The total number of SNPs by individual in a larger dataset. Total number of SNPs (bi- and multiallelic) per individual in “3mask + vqsred”. The y-axis starts at 3,100,000 SNPs. Dots are coloured according to groups (the dots from a given group are connected by lines). The non-hunter-gatherer Sub-Saharan Africans are not shown as it is a very diverse group with respect to ancestry. RHG = Rainforest hunter-gatherers

Another factor which impacts the number of variants is the population background. In “3mask + vqsred”, the proportion of individuals of non-African ancestry is larger in the “≤ 30X” group (0.42) than in the “> 30X” group (0.11). In order to limit the effect of the population background, we performed a Wilcoxon rank-sum test between the “> 30X” and “≤ 30X” groups considering individuals of African ancestry only.
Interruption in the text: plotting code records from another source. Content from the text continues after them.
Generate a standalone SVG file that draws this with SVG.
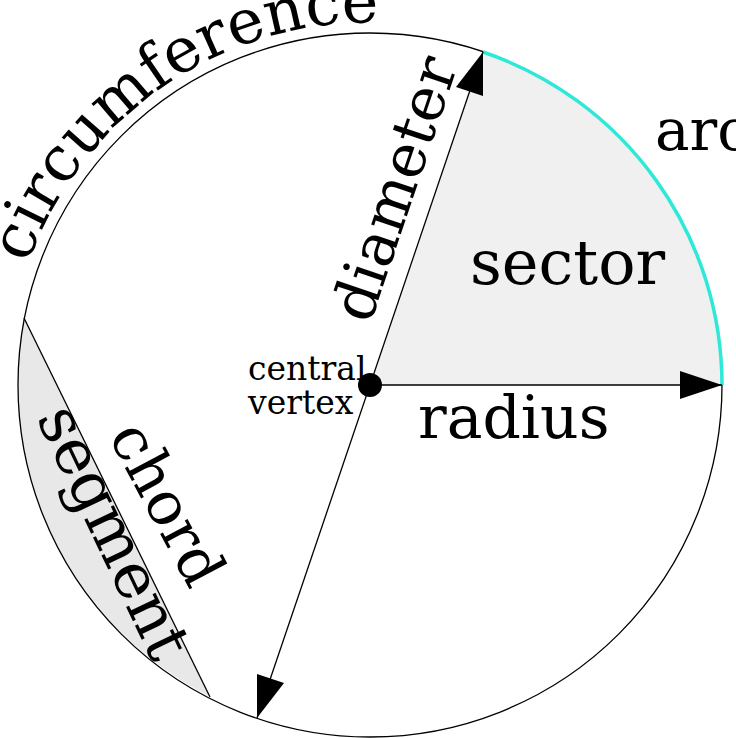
<svg xmlns="http://www.w3.org/2000/svg" width="736" height="738" viewBox="0 0 736 738">
<style>
text{font-family:"DejaVu Serif",serif;fill:#000}
.ln{stroke:#000;stroke-width:1.3;fill:none}
</style>
<defs>
<path id="cp" d="M28,264 A362,362 0 0 1 420,26"/>
</defs>
<rect width="736" height="738" fill="#fff"/>
<g id="sector"><path d="M370,385 L483,52 A352,352 0 0 1 722,385 Z" fill="#f0f0f0"/></g>
<g id="segment"><path d="M24,318 A352,352 0 0 0 210,697 Z" fill="#e8e8e8"/></g>
<g id="circle"><circle cx="370" cy="385" r="352" class="ln"/></g>
<g id="arc"><path d="M483,52 A352,352 0 0 1 722,385" fill="none" stroke="#2ee8d8" stroke-width="3.5"/></g>
<g id="connectors">
<line x1="370" y1="385" x2="722" y2="385" class="ln"/><path d="M722,385 L680,371 L680,399 Z"/>
<line x1="483" y1="52" x2="257" y2="718" class="ln"/>
<path d="M483,52 L483,96 L456,87 Z"/><path d="M257,718 L257,674 L284,683 Z"/>
<line x1="24" y1="318" x2="210" y2="697" class="ln"/>
</g>
<g id="center"><circle cx="370" cy="385" r="12"/></g>
<g id="labels">
<text font-size="62"><textPath href="#cp">circumference</textPath></text>
<text font-size="60" transform="translate(370,325) rotate(-71.3)">diameter</text>
<text font-size="58" x="655" y="150">arc</text>
<text font-size="62" x="470" y="284">sector</text>
<text font-size="60" x="418" y="438">radius</text>
<text font-size="33" x="248" y="380">central</text>
<text font-size="33" x="248" y="414">vertex</text>
<text font-size="60" transform="translate(108,436) rotate(62)">chord</text>
<text font-size="63" transform="translate(36,418) rotate(64.5)">segment</text>
</g>
</svg>
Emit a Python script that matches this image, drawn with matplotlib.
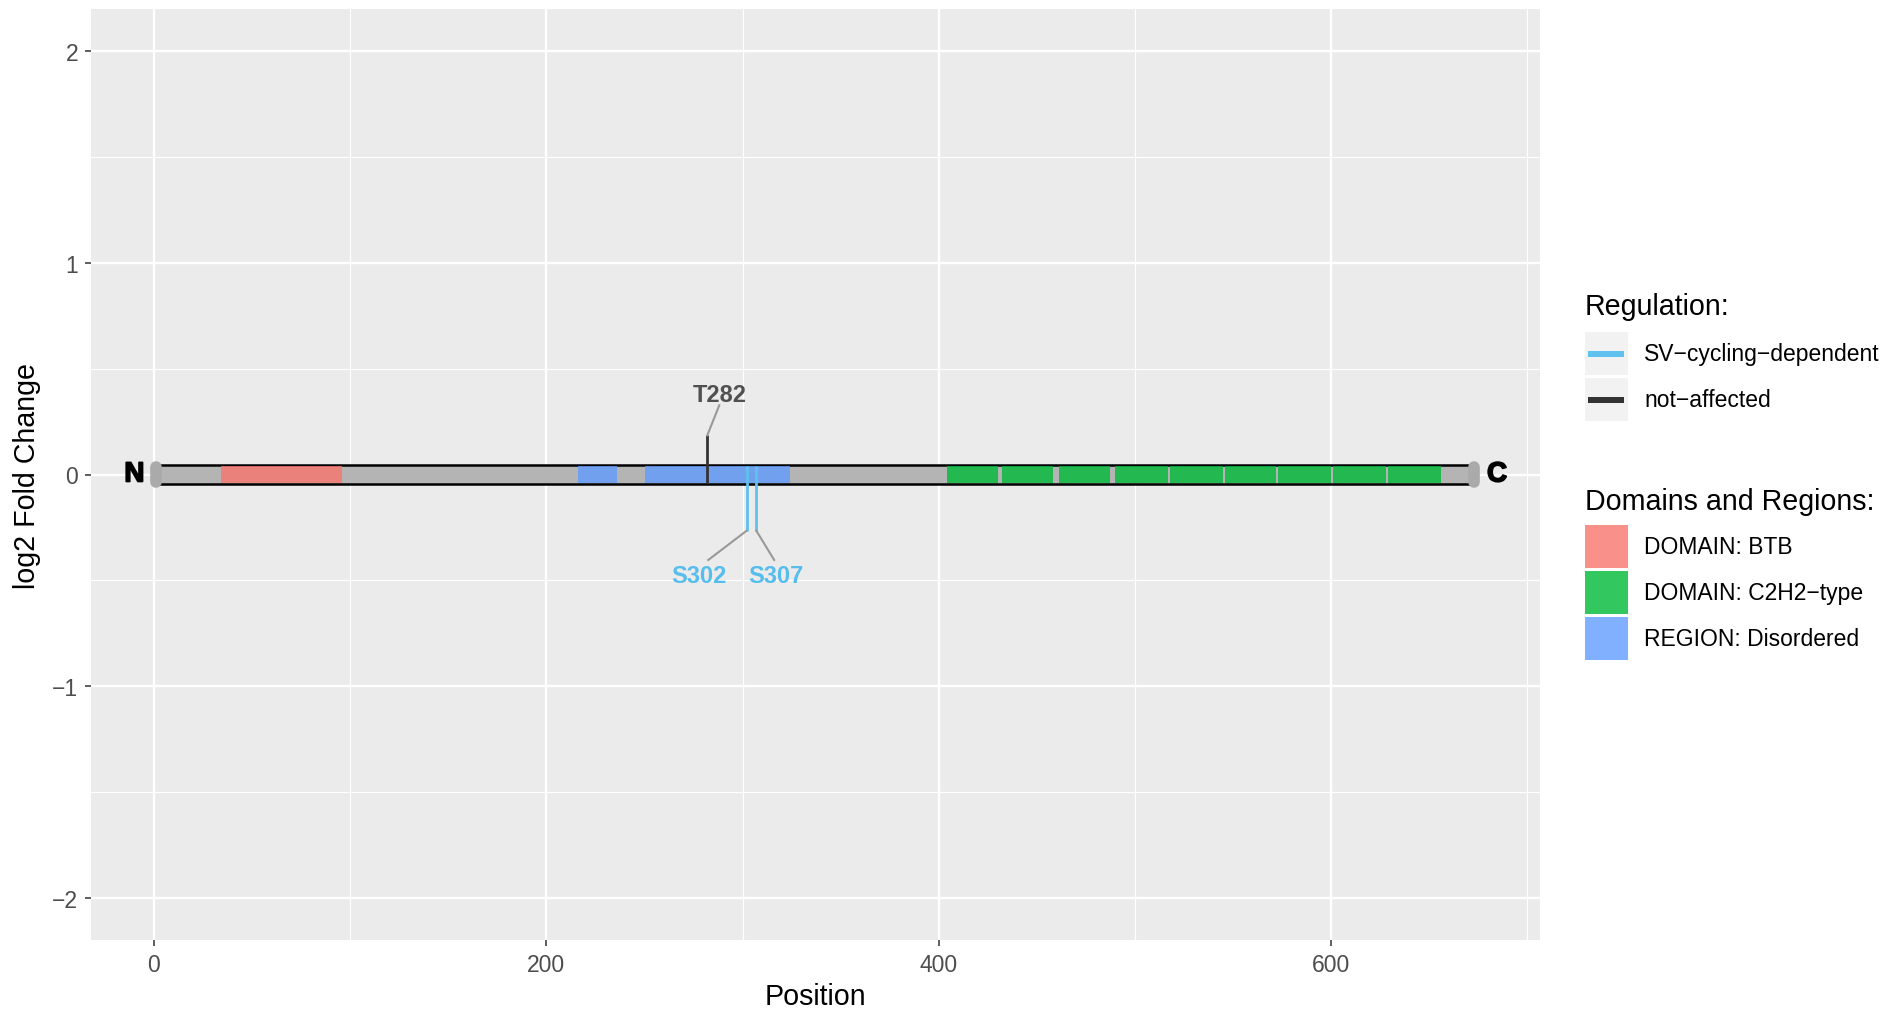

The number of SNPs is significantly different (greater) in the individuals with a coverage above 30X (p value: 0.007375). We note that the Wilcoxon rank-sum test with different coverage thresholds, for example 20X or 40X, are also significant (p value of 0.03323 and 1.461e−05 respectively). When we use a different metrics, the proportion of the genome with a depth of at least 15X, we observe a similar relationship with average genome coverage, but no effect of the ancestry (Additional file 9).